When Helen Lai received a judicial letter from ResEd after failing a life safety inspection, she turned to fellow College senior Mac Muir for advice.
“Honestly, I don’t know what I would have done if he wasn’t there,” Lai said. “I think I probably would have made a fool of myself or been more aggressive or more scared of the situation.”
Muir, a Politics major and Africana Studies minor, has become an informal source of information, advocacy and emotional support for many students who have been involved in the school’s judicial proceedings, academic probation or the sexual offense process.
In Lai’s case, Muir met with her to explain the process and then served as her student advocate during a meeting with Timothy Little, the area coordinator for Village Housing and off-campus students. Lai said that she had to work the Village Housing event Rock the Block for three hours in order to “enter back into the community as a responsible citizen,” but that no charges were filed, and she wasn’t fined.
Many of the cases Muir has advised on were more serious than Lai’s, and generally resulted in more severe consequences — including expulsion — for involved students.

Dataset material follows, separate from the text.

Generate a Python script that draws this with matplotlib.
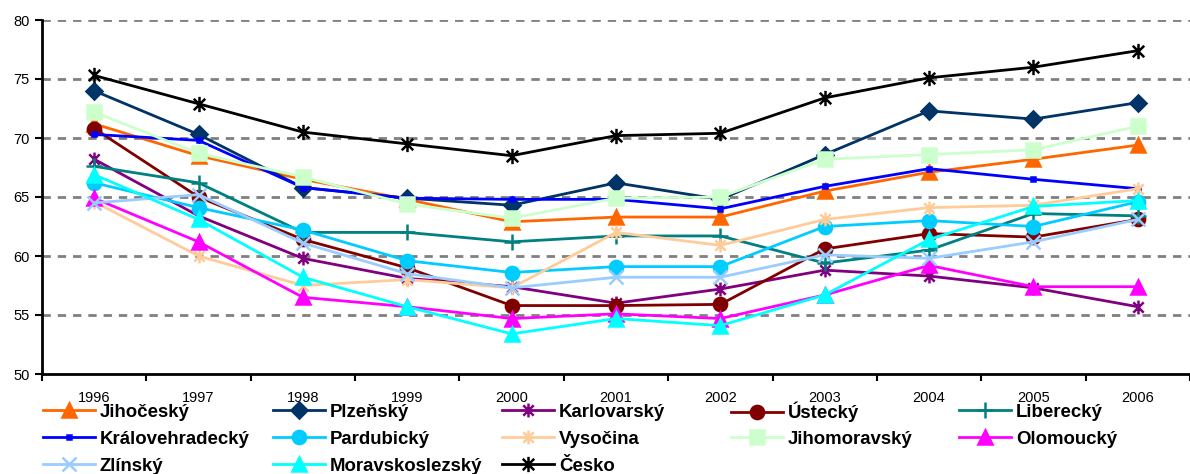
import matplotlib.pyplot as plt
from matplotlib.path import Path

plt.rcParams["font.family"] = ["Liberation Sans", "DejaVu Sans"]

years = ["1996", "1997", "1998", "1999", "2000", "2001", "2002", "2003", "2004", "2005", "2006"]

jihocesky = [71.2, 68.5, 66.5, 64.8, 62.9, 63.3, 63.3, 65.5, 67.1, 68.2, 69.4]
plzensky = [74.0, 70.3, 65.8, 64.9, 64.3, 66.2, 64.8, 68.6, 72.3, 71.6, 73.0]
karlovarsky = [68.2, 63.4, 59.8, 58.1, 57.4, 56.0, 57.2, 58.8, 58.3, 57.3, 55.7]
ustecky = [70.8, 65.0, 61.4, 59.0, 55.8, 55.8, 55.9, 60.6, 61.9, 61.6, 63.1]
liberecky = [67.6, 66.2, 62.0, 62.0, 61.2, 61.7, 61.7, 59.4, 60.5, 63.6, 63.4]
kralovehradecky = [70.3, 69.8, 65.8, 64.9, 64.8, 64.8, 64.0, 65.9, 67.4, 66.5, 65.7]
pardubicky = [66.2, 64.1, 62.2, 59.6, 58.6, 59.1, 59.1, 62.5, 63.0, 62.5, 64.6]
vysocina = [64.6, 60.0, 57.5, 58.0, 57.3, 62.0, 60.9, 63.1, 64.1, 64.3, 65.7]
jihomoravsky = [72.2, 68.7, 66.7, 64.4, 63.2, 64.9, 65.0, 68.2, 68.6, 69.0, 71.0]
olomoucky = [64.9, 61.2, 56.5, 55.7, 54.7, 55.1, 54.7, 56.7, 59.2, 57.4, 57.4]
zlinsky = [64.5, 65.2, 61.1, 58.5, 57.3, 58.2, 58.2, 60.1, 59.8, 61.2, 63.1]
moravskoslezsky = [66.9, 63.1, 58.2, 55.7, 53.4, 54.7, 54.1, 56.7, 61.4, 64.2, 64.7]
cesko = [75.3, 72.9, 70.5, 69.5, 68.5, 70.2, 70.4, 73.4, 75.1, 76.0, 77.4]

star = Path(
    [(0, -1), (0, 1), (-0.75, -0.75), (0.75, 0.75), (-0.75, 0.75), (0.75, -0.75)],
    [Path.MOVETO, Path.LINETO, Path.MOVETO, Path.LINETO, Path.MOVETO, Path.LINETO],
)

# name, values, colour, marker, marker size
series = [
    ("Jihočeský", jihocesky, "#FF6600", "^", 10),
    ("Plzeňský", plzensky, "#003366", "D", 8),
    ("Karlovarský", karlovarsky, "#800080", star, 10),
    ("Ústecký", ustecky, "#800000", "o", 9.5),
    ("Liberecký", liberecky, "#008080", "+", 11),
    ("Královehradecký", kralovehradecky, "#0000FF", "s", 3.5),
    ("Pardubický", pardubicky, "#00CCFF", "o", 9.5),
    ("Vysočina", vysocina, "#FFCC99", star, 10),
    ("Jihomoravský", jihomoravsky, "#CCFFCC", "s", 9.5),
    ("Olomoucký", olomoucky, "#FF00FF", "^", 10),
    ("Zlínský", zlinsky, "#99CCFF", "x", 10),
    ("Moravskoslezský", moravskoslezsky, "#00FFFF", "^", 10),
    ("Česko", cesko, "#000000", star, 11),
]

W, H = 1190, 474
fig = plt.figure(figsize=(W / 100, H / 100), dpi=100)
ax = fig.add_axes([42 / W, 1 - 374 / H, 1 - 42 / W, (374 - 20) / H])

x = list(range(len(years)))
handles = {}
for name, vals, col, mk, ms in series:
    (ln,) = ax.plot(
        x, vals, color=col, lw=2, marker=mk, markersize=ms,
        markerfacecolor=col, markeredgecolor=col, markeredgewidth=1.8,
        label=name, clip_on=False,
    )
    handles[name] = ln

ax.set_ylim(50, 80)
ax.set_xlim(-0.5, -0.5 + (W - 42) / 105.3)
ax.set_yticks(range(50, 81, 5))
for v in range(55, 81, 5):
    ax.axhline(v, color="#808080", lw=2, ls=(0, (3, 2.5)), zorder=0)

ax.set_xticks(x)
ax.set_xticklabels(years)
ax.set_xticks([i - 0.5 for i in range(len(years) + 1)], minor=True)
ax.tick_params(axis="x", which="major", length=0, pad=12, labelsize=10.5)
ax.tick_params(axis="x", which="minor", length=5, width=1.5, direction="out")
ax.tick_params(axis="y", length=5, width=1.5, pad=4, labelsize=10.5)

for s in ("top", "right"):
    ax.spines[s].set_visible(False)
for s in ("left", "bottom"):
    ax.spines[s].set_linewidth(2)

# legend on a fixed grid, filled row by row like the original
legend_rows = [
    ["Jihočeský", "Plzeňský", "Karlovarský", "Ústecký", "Liberecký"],
    ["Královehradecký", "Pardubický", "Vysočina", "Jihomoravský", "Olomoucký"],
    ["Zlínský", "Moravskoslezský", "Česko"],
]
col_x = [43, 273, 502, 731, 959]
row_y = [412, 439, 466]
for names, ry in zip(legend_rows, row_y):
    for n, cx in zip(names, col_x):
        fig.legend(
            [handles[n]], [n],
            loc="center left", bbox_to_anchor=(cx / W, 1 - ry / H),
            frameon=False, borderpad=0, borderaxespad=0, numpoints=1,
            handlelength=2.8, handletextpad=0.25,
            prop={"size": 13.4, "weight": "bold"},
        )

fig.savefig("out.png", dpi=100)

Despite the range of outcomes, Muir believes that student advocacy is greatly needed on campus.
“I’ve lived in Afrikan Heritage House my entire time here except for when I’ve been living off campus, and that, I think, really exposed me to a lack of support from the school,” Muir said. “Last semester, as far as I know, at least five Oberlin students of color were expelled for academic reasons — some folks on their last semester of school. And I’m thinking, ‘These are some of the brightest people I’ve spent time around at Oberlin, and they’re no longer going to have a chance to get this degree.’ And that’s been really frustrating for me, and I think I have the opportunity to change that in a certain way and provide support.”
Muir got the idea to create a group of student advocates, tentatively called Oberlin Peer Advocates, while working in Colorado during spring semester of last year. Last Winter Term, Muir, along with two other students who wished to remain anonymous, created a six-page document outlining a plan for a student advocacy group. In their mission statement, they stressed that the organization would be student-centric in nature.

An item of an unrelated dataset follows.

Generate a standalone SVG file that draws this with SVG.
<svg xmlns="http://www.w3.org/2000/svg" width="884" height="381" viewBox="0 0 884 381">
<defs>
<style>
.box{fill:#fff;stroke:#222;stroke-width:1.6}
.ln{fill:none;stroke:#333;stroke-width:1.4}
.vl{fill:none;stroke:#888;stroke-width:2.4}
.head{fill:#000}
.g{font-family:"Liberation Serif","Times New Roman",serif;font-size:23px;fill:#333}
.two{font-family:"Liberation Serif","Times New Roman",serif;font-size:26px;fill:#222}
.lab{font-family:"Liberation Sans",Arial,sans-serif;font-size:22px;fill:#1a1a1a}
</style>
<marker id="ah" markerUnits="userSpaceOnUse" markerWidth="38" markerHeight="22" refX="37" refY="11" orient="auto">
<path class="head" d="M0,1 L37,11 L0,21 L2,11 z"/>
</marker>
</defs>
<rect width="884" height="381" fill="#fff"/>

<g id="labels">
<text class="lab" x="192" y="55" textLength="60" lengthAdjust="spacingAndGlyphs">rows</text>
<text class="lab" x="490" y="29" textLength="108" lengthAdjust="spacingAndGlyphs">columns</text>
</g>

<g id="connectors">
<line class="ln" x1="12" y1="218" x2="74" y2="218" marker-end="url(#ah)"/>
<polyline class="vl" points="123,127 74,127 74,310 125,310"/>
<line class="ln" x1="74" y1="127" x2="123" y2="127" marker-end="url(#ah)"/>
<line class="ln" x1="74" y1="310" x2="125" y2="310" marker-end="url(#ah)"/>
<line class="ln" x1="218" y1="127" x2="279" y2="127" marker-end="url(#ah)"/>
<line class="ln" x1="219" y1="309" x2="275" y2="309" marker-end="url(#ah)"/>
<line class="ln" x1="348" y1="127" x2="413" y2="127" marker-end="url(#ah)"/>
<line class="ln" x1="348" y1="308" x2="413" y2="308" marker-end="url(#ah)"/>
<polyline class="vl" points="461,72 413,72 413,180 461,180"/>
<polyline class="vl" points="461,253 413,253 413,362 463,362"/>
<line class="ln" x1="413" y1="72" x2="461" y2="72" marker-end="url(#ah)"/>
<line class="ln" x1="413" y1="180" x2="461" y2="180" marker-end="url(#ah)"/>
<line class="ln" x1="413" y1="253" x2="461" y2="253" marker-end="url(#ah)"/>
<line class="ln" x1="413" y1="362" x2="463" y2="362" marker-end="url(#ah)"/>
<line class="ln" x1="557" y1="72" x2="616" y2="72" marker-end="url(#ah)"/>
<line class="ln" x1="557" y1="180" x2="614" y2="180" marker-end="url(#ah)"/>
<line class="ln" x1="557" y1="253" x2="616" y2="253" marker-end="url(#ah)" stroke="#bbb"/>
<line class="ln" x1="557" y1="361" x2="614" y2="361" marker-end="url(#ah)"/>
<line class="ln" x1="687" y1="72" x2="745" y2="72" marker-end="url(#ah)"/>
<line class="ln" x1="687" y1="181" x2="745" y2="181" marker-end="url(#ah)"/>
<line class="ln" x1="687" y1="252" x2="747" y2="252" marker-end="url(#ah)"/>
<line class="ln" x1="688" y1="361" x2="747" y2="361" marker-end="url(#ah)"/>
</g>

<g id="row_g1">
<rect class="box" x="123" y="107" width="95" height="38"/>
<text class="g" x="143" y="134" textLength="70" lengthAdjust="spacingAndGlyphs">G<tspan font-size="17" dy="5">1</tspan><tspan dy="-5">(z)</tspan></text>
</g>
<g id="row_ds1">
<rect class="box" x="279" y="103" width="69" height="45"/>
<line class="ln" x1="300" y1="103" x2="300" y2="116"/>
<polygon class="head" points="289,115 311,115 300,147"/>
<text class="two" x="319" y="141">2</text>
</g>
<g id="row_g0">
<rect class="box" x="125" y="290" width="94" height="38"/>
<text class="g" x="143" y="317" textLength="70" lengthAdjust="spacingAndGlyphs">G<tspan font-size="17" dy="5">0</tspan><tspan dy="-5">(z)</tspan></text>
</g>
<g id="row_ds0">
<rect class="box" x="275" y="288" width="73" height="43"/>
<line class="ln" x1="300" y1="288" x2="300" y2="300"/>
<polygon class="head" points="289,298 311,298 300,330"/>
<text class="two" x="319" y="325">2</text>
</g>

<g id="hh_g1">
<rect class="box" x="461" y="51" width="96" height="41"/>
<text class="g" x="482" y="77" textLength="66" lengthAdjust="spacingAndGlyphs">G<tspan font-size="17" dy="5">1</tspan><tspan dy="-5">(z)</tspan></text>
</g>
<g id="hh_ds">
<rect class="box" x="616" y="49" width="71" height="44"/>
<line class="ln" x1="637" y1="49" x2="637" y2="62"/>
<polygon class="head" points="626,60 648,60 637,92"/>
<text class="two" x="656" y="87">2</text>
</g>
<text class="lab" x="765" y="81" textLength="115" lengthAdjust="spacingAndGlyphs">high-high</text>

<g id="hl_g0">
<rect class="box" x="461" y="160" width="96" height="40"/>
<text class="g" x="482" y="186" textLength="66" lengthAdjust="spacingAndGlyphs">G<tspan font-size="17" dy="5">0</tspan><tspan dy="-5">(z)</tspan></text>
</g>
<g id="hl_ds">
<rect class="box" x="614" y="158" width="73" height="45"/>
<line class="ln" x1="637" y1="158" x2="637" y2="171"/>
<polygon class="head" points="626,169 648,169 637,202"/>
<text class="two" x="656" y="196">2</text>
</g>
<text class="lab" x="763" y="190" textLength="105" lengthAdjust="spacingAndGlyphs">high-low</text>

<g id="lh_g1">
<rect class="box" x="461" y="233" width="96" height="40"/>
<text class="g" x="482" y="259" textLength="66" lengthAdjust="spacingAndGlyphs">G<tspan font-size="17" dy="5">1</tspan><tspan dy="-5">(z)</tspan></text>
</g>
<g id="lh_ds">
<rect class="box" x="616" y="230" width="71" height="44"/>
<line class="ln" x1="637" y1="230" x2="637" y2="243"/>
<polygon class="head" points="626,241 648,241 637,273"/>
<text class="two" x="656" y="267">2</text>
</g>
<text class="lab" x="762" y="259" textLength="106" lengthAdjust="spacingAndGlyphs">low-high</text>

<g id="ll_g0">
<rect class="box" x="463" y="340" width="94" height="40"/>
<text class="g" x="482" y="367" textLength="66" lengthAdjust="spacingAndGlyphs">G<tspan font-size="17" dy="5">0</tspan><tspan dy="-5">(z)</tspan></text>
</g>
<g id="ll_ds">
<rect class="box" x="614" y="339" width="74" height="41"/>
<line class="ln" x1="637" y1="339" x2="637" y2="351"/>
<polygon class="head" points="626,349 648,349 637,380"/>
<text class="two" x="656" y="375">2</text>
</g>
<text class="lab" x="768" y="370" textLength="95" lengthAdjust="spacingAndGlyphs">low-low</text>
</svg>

“As members of the Oberlin College student body, we have identified the need in our community for a student-run organization that operates to assist Oberlin students in navigating the College’s bureaucracy with an overarching goal of providing an autonomous, accessible and confidential source of information and support,” they wrote. “We envision a student advocacy group … that seeks to provide multiple forms of creative and flexible solutions that cater to the needs of the student body.”
The group could also remedy what Muir sees as a need for long-term aid from peers involved in these processes.

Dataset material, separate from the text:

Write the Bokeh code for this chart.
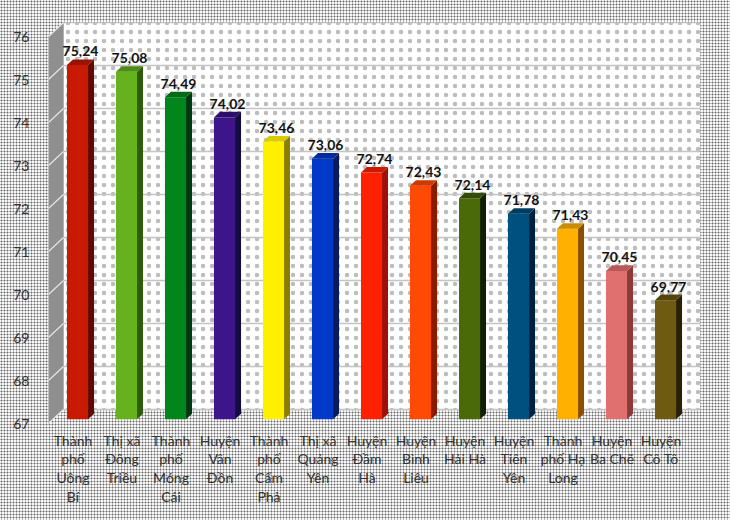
from bokeh.plotting import figure
from bokeh.models import ColumnDataSource, Range1d, FixedTicker, GlobalInlineStyleSheet
from bokeh.core.properties import value
from bokeh.embed import file_html
from bokeh.resources import INLINE

# data
categories = ["Thành\nphố\nUông\nBí", "Thị xã\nĐông\nTriều", "Thành\nphố\nMóng\nCái",
              "Huyện\nVân\nĐồn", "Thành\nphố\nCẩm\nPhả", "Thị xã\nQuảng\nYên",
              "Huyện\nĐầm\nHà", "Huyện\nBình\nLiêu", "Huyện\nHải Hà", "Huyện\nTiên\nYên",
              "Thành\nphố Hạ\nLong", "Huyện\nBa Chẽ", "Huyện\nCô Tô"]
values = [75.24, 75.08, 74.49, 74.02, 73.46, 73.06, 72.74, 72.43, 72.14, 71.78, 71.43, 70.45, 69.77]
y_ticks = [67, 68, 69, 70, 71, 72, 73, 74, 75, 76]

# bar colours: front face, side face, top face
front_colors = ["#c81a00", "#66b21e", "#00861a", "#3e148a", "#fff000", "#0038c8", "#ff2000",
                "#ff4a05", "#4a6a0a", "#00507f", "#ffb000", "#e07070", "#6e5a10"]
side_colors = ["#5e0a05", "#2e5c0c", "#003812", "#140c40", "#8a7f00", "#0a1a5c", "#a01008",
               "#8a1a00", "#102000", "#00203f", "#8a5000", "#8a3a3a", "#2a2008"]
top_colors = ["#9a1200", "#4c8c14", "#006a14", "#2c0e6a", "#d8cc00", "#002c9c", "#cc1a00",
              "#cc3a04", "#344c06", "#003c60", "#cc8c00", "#b85858", "#54440c"]

ymin, ymax = y_ticks[0], y_ticks[-1]
n = len(values)
dx, dy = 0.306, 0.326      # depth shift of the 3d box (data units)
f0, f1 = 0.3, 0.7          # bar front / back depth
hw = 0.215                 # half width of bar front face

xs = list(range(1, n + 1))
front_xs, front_ys, side_xs, side_ys, top_xs, top_ys = [], [], [], [], [], []
lab_x, lab_y, lab_t = [], [], []
ddx, ddy = (f1 - f0) * dx, (f1 - f0) * dy
for x, v in zip(xs, values):
    xl, xr = x - hw + f0 * dx, x + hw + f0 * dx
    yb, yt = ymin + f0 * dy, v + f0 * dy
    front_xs.append([xl, xr, xr, xl]); front_ys.append([yb, yb, yt, yt])
    side_xs.append([xr, xr + ddx, xr + ddx, xr]); side_ys.append([yb, yb + ddy, yt + ddy, yt])
    top_xs.append([xl, xr, xr + ddx, xl + ddx]); top_ys.append([yt, yt, yt + ddy, yt + ddy])
    lab_x.append(x + f0 * dx + ddx / 2); lab_y.append(yt + ddy)
    lab_t.append(f"{v:.2f}".replace(".", ","))

x0, x1 = 0.5, n + 0.5

dots = ("background-color:#f6f6f6;"
        "background-image:radial-gradient(circle, #686868 0.8px, rgba(0,0,0,0) 1.15px);"
        "background-size:3px 3px;")

p = figure(width=730, height=520, x_range=Range1d(x0, x1 + dx), y_range=Range1d(ymin, ymax + dy),
           output_backend="svg", toolbar_location=None,
           min_border_left=48, min_border_right=30, min_border_top=22, min_border_bottom=97,
           border_fill_color=None, background_fill_color=None, outline_line_color=None)
p.stylesheets = [GlobalInlineStyleSheet(css="body{" + dots + "}")]
p.xgrid.visible = False
p.ygrid.visible = False

# back wall
p.quad(left=x0 + dx, right=x1 + dx, bottom=ymin + dy, top=ymax + dy, fill_color="white",
       line_color=None, hatch_pattern="dot", hatch_color="#bdbdbd", hatch_scale=9, hatch_weight=0.4)
# left wall
p.patch(x=[x0, x0, x0 + dx, x0 + dx], y=[ymin, ymax, ymax + dy, ymin + dy],
        fill_color="#8f8f8f", line_color="#b0b0b0", line_width=1)
# gridlines on the walls
p.segment(x0=[x0 + dx] * len(y_ticks), y0=[t + dy for t in y_ticks],
          x1=[x1 + dx] * len(y_ticks), y1=[t + dy for t in y_ticks],
          line_color="#c4c4c4", line_width=1.5)
p.segment(x0=[x0] * len(y_ticks), y0=y_ticks, x1=[x0 + dx] * len(y_ticks), y1=[t + dy for t in y_ticks],
          line_color="#e6e6e6", line_width=1.2)

# bars
p.patches(xs="xs", ys="ys", fill_color="c", line_color=None,
          source=ColumnDataSource(dict(xs=side_xs, ys=side_ys, c=side_colors)))
p.patches(xs="xs", ys="ys", fill_color="c", line_color=None,
          source=ColumnDataSource(dict(xs=front_xs, ys=front_ys, c=front_colors)))
p.patches(xs="xs", ys="ys", fill_color="c", line_color=None,
          source=ColumnDataSource(dict(xs=top_xs, ys=top_ys, c=top_colors)))

# value labels
p.text(x=lab_x, y=lab_y, text=lab_t, text_font=value("Lato"), text_font_style="bold",
       text_font_size="14px", text_color="#111111", text_align="center",
       text_baseline="bottom", y_offset=-3)

# axes
p.yaxis.ticker = FixedTicker(ticks=y_ticks)
p.xaxis.ticker = FixedTicker(ticks=xs)
p.xaxis.major_label_overrides = {x: c for x, c in zip(xs, categories)}
for ax in (p.xaxis, p.yaxis):
    ax.axis_line_color = None
    ax.major_tick_line_color = None
    ax.minor_tick_line_color = None
    ax.major_label_text_font = "Lato"
    ax.major_label_text_font_size = "14px"
    ax.major_label_text_color = "#333333"
p.xaxis.major_label_text_line_height = 1.1
p.xaxis.major_label_standoff = 2
p.yaxis.major_label_standoff = 13

open("out.html", "w").write(file_html(p, INLINE))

“Right now, there’s a real lack of student support for students going through those processes, and there’s no semblance, as far as I can see, of long-term support for those folks,” he said. “So when people leave the process, it’s ‘Best of luck getting back into the community and having a successful academic career,’ and the idea of this would be providing both short- and long-term plans for success for students who go through these processes.”
According to a Conservatory sophomore who underwent judicial proceedings after being accused of trafficking drugs by another student, and agreed to be interviewed on the condition of anonymity, involving student advocates in the judicial process enables students to better represent themselves.
“I’m not a huge fan of the legal system right now, but it’s better than what Oberlin offered me,” the student said. “There’s more of a safety net; there’s more things in place to defend yourself. … It’s going to allow someone in my position to have a group of people that they can talk to who know everything there is to know about this, or who have been through it, and can console them and explain to them what they’re going to experience and how to go about dealing with it in the best way possible.”
Although Muir believes the current system — wherein class deans meet with students who are on academic probation — to be positive, he said that students could support their classmates further, thereby unburdening the administration.
“Deans are overworked in so many capacities,” he said. “Whenever people are critical of the administration, you need to be attentive of the fact that deans have an incredible amount of responsibility. They came into the school looking to be involved in education, and yet they’re handling a lot of incredibly difficult situations. And so what’s better to say, [than] ‘Hey, we as students want to take control over some of this.’ “
As part of this effort, Muir led a recruiting and informational session last night in Mudd to discuss the fledgling group. He hopes to hold other such sessions throughout finals period in order to garner support among students, especially underclassmen, who can continue advocacy work after he graduates this semester.
Currently, Muir envisions that this process will include an anonymous Facebook forum similar to Oberlin Confessions, in which students can seek assistance from the group anonymously, rather than relying on word-of-mouth to discover the service. At Thursday’s meeting, participants decided to get the forum up and running by this summer.
He believes that the entire community can benefit from this sort of support, given the potential to bring students from different parts of campus together while providing the opportunity for them to practice advocacy.
“I think that in the cases where I’ve worked with folks, it’s been humanizing and helpful to have someone there to say, ‘How are we going to do this?’ “said Muir. “There’s a sense of public defense and I think that’s where there’s a big appeal to the Oberlin campus. …We get a Law and Society major with very few chances to practically apply those skills. Even within politics there are all sorts of majors. These are folks that may want to be public defenders. Why not have a way for folks to learn how to advocate for student members and at the same time build a stronger community? I see really great value in that.”